Vous soulignez les atouts de la profession, mais
quels sont ses points faibles au regard de l’IA ?

Au risque de passer pour un incurable optimiste, je n’en vois pas vraiment, même si, bien entendu, les professionnels du chiffre ne sont pas des techniciens de la donnée, des spécialistes de la data. Leur rôle n’est pas d’être des experts du code informatique. Il est donc impératif qu’ils soient bien formés s’ils veulent devenir des prescripteurs de solutions, par exemple en matière de systèmes d’information, d’outils de paiement en ligne, d’archivage électronique, etc.
À chacun, en fonction de ses envies et de ses capacités, de creuser tel ou tel domaine. Moi, par exemple, j’ai acquis des compétences spécifiques pour accompagner précisément les e-commerçants dans leur développement.
Ma seule crainte serait finalement que les professionnels du chiffre ne prennent pas suffisamment conscience de leur grande légitimité dans ce nouvel environnement digital. J’ai néanmoins pleinement confiance dans la capacité d’adaptation de nos métiers. Le Lab50 accompagne également dans ce changement.

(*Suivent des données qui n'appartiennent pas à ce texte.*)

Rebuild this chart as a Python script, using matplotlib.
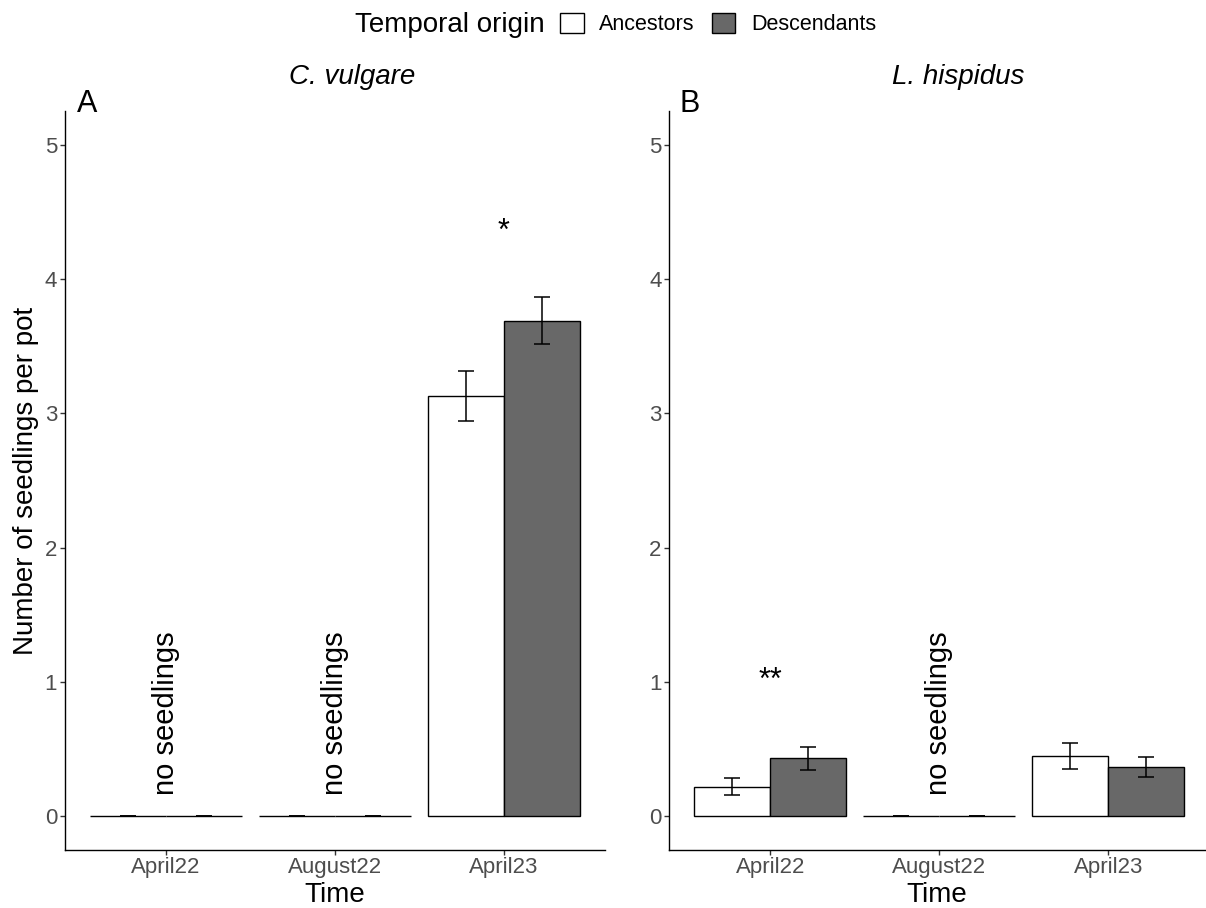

Vous parlez d’humain, quelle place pour les soft
skills chez les professionnels du chiffre ? 

Règle numéro 1 : être curieux ! On a tous assez naturellement une curiosité comptable, sociale, juridique ou fiscale. Mais il faut aussi qu’on acquière
cette curiosité pour la technologie. Par exemple, un nouveau logiciel sort, est-ce qu’il va intéresser mes clients ?

Je parle de curiosité technologique mais on peut aussi évoquer la curiosité humaine, relationnelle. On est là au cœur des soft skills et, dans ce domaine, il y a de vraies marges de progrès. Tout le monde s’imagine savoir parler, communiquer, nouer des relations, mais dans les faits ce n’est pas
toujours vrai. Dans bien des cas, la relation avec le client peut être améliorée, l’accompagnement de l’humain doit être renforcé.
Les soft skills, c’est la primauté de l’humain sur la machine. On peut avoir un discours à la fois technophile et humaniste. Je crois que la technologie
rehausse le rôle de l’humain. Et le Lab50 a vocation à aider la profession à grandir dans ce nouvel environnement qui nous oblige à nous réinventer.